Copy all of the material below exactly.

--- Start of Dataset extract ---

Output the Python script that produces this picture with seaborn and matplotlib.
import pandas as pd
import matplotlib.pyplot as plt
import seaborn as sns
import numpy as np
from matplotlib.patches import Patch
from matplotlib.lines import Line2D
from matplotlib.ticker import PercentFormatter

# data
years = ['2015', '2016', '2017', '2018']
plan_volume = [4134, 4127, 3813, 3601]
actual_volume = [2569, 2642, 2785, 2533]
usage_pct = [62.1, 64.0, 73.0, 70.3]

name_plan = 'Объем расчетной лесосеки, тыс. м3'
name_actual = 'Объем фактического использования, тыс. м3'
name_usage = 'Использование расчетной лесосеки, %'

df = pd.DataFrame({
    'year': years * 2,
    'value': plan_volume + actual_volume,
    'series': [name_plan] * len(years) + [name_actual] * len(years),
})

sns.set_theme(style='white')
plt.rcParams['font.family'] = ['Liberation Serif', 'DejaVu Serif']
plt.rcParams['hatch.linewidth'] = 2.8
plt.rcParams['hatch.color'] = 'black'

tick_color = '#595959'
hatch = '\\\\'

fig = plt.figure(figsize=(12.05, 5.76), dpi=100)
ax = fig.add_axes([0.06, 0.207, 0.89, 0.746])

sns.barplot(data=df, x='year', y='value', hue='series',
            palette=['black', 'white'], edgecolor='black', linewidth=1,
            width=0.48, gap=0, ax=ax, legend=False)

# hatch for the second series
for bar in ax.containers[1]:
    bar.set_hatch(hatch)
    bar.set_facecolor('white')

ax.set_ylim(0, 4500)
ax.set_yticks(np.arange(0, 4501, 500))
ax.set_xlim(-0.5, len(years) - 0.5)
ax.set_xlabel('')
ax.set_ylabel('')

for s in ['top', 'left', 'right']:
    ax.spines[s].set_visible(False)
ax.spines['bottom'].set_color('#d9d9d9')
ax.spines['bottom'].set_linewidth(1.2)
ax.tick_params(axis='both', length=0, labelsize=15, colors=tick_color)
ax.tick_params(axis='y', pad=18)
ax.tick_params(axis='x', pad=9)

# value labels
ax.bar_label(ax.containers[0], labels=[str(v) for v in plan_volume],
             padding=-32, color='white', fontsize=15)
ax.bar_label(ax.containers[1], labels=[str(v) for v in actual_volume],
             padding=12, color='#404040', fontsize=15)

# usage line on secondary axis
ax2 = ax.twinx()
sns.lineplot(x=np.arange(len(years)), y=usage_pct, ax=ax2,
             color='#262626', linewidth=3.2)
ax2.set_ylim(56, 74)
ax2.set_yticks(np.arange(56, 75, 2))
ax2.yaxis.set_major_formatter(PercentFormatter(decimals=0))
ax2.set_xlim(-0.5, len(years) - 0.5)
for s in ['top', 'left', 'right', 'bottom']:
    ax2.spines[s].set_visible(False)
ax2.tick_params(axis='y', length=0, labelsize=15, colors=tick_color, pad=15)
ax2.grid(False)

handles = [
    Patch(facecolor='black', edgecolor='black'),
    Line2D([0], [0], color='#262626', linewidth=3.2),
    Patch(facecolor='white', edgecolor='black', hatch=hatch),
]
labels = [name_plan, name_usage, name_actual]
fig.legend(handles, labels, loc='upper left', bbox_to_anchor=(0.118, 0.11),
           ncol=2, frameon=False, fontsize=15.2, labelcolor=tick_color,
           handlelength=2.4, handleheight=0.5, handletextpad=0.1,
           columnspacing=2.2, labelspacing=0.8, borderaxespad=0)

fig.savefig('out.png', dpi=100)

--- End of Dataset extract ---

Reply:
Output the Python script that produces this picture with seaborn and matplotlib.
import pandas as pd
import matplotlib.pyplot as plt
import seaborn as sns
import numpy as np
from matplotlib.patches import Patch
from matplotlib.lines import Line2D
from matplotlib.ticker import PercentFormatter

# data
years = ['2015', '2016', '2017', '2018']
plan_volume = [4134, 4127, 3813, 3601]
actual_volume = [2569, 2642, 2785, 2533]
usage_pct = [62.1, 64.0, 73.0, 70.3]

name_plan = 'Объем расчетной лесосеки, тыс. м3'
name_actual = 'Объем фактического использования, тыс. м3'
name_usage = 'Использование расчетной лесосеки, %'

df = pd.DataFrame({
    'year': years * 2,
    'value': plan_volume + actual_volume,
    'series': [name_plan] * len(years) + [name_actual] * len(years),
})

sns.set_theme(style='white')
plt.rcParams['font.family'] = ['Liberation Serif', 'DejaVu Serif']
plt.rcParams['hatch.linewidth'] = 2.8
plt.rcParams['hatch.color'] = 'black'

tick_color = '#595959'
hatch = '\\\\'

fig = plt.figure(figsize=(12.05, 5.76), dpi=100)
ax = fig.add_axes([0.06, 0.207, 0.89, 0.746])

sns.barplot(data=df, x='year', y='value', hue='series',
            palette=['black', 'white'], edgecolor='black', linewidth=1,
            width=0.48, gap=0, ax=ax, legend=False)

# hatch for the second series
for bar in ax.containers[1]:
    bar.set_hatch(hatch)
    bar.set_facecolor('white')

ax.set_ylim(0, 4500)
ax.set_yticks(np.arange(0, 4501, 500))
ax.set_xlim(-0.5, len(years) - 0.5)
ax.set_xlabel('')
ax.set_ylabel('')

for s in ['top', 'left', 'right']:
    ax.spines[s].set_visible(False)
ax.spines['bottom'].set_color('#d9d9d9')
ax.spines['bottom'].set_linewidth(1.2)
ax.tick_params(axis='both', length=0, labelsize=15, colors=tick_color)
ax.tick_params(axis='y', pad=18)
ax.tick_params(axis='x', pad=9)

# value labels
ax.bar_label(ax.containers[0], labels=[str(v) for v in plan_volume],
             padding=-32, color='white', fontsize=15)
ax.bar_label(ax.containers[1], labels=[str(v) for v in actual_volume],
             padding=12, color='#404040', fontsize=15)

# usage line on secondary axis
ax2 = ax.twinx()
sns.lineplot(x=np.arange(len(years)), y=usage_pct, ax=ax2,
             color='#262626', linewidth=3.2)
ax2.set_ylim(56, 74)
ax2.set_yticks(np.arange(56, 75, 2))
ax2.yaxis.set_major_formatter(PercentFormatter(decimals=0))
ax2.set_xlim(-0.5, len(years) - 0.5)
for s in ['top', 'left', 'right', 'bottom']:
    ax2.spines[s].set_visible(False)
ax2.tick_params(axis='y', length=0, labelsize=15, colors=tick_color, pad=15)
ax2.grid(False)

handles = [
    Patch(facecolor='black', edgecolor='black'),
    Line2D([0], [0], color='#262626', linewidth=3.2),
    Patch(facecolor='white', edgecolor='black', hatch=hatch),
]
labels = [name_plan, name_usage, name_actual]
fig.legend(handles, labels, loc='upper left', bbox_to_anchor=(0.118, 0.11),
           ncol=2, frameon=False, fontsize=15.2, labelcolor=tick_color,
           handlelength=2.4, handleheight=0.5, handletextpad=0.1,
           columnspacing=2.2, labelspacing=0.8, borderaxespad=0)

fig.savefig('out.png', dpi=100)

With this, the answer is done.